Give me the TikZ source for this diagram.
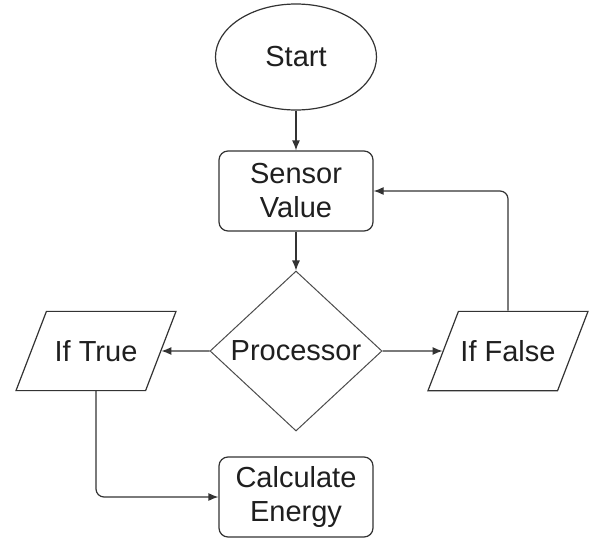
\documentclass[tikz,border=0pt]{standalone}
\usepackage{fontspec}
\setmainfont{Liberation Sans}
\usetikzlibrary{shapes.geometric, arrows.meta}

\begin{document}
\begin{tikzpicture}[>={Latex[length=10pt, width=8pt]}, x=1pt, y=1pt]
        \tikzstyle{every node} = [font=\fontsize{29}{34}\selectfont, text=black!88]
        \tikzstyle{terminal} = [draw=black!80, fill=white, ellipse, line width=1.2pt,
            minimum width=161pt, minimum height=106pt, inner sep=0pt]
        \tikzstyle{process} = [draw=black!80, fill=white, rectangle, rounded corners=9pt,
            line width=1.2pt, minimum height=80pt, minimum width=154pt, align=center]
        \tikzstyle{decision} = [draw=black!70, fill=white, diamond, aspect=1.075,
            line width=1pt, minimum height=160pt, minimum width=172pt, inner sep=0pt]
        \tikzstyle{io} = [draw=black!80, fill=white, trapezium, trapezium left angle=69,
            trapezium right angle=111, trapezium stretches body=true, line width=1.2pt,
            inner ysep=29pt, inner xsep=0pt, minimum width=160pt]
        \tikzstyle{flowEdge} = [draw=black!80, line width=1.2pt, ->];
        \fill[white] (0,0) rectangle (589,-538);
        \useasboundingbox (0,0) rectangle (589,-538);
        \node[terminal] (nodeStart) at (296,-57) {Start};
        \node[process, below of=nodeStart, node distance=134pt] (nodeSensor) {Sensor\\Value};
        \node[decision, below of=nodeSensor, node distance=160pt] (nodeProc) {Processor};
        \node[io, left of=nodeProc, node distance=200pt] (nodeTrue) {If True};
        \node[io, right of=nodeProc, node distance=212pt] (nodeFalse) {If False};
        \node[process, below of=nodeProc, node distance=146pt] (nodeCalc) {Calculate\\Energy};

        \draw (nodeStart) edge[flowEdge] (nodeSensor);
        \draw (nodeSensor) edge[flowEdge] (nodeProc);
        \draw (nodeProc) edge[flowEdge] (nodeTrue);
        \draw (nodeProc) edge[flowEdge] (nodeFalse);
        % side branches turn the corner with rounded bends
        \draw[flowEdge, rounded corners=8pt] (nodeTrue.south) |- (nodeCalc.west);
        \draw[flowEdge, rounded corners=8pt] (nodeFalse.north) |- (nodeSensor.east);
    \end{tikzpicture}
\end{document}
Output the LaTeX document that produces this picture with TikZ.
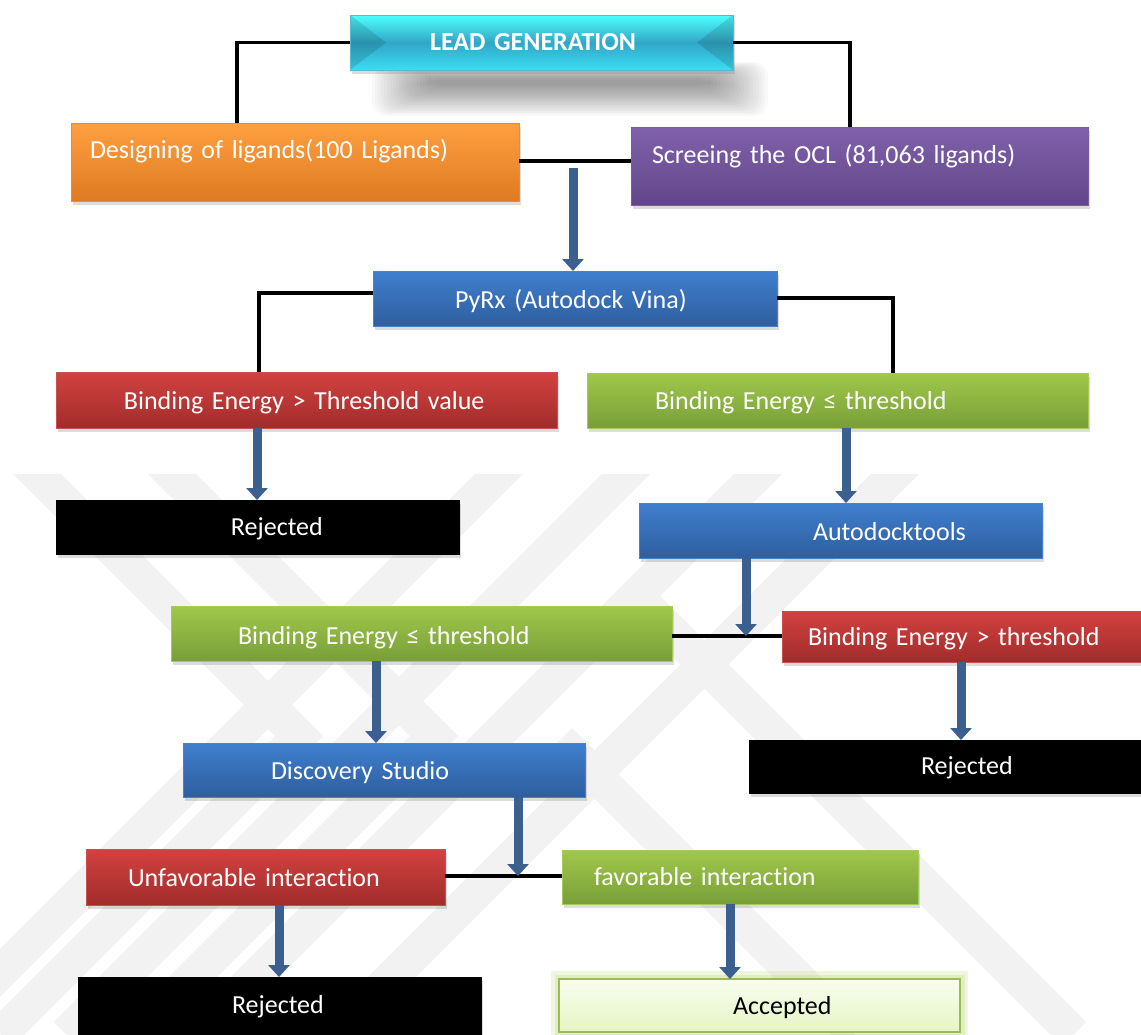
::::
→ REQUIRED WORK
Track down the lines that include the word "with" and copy them.

→ EXPECTED OUTPUT
        % side branches turn the corner with rounded bends
Output the LaTeX document that produces this picture with TikZ.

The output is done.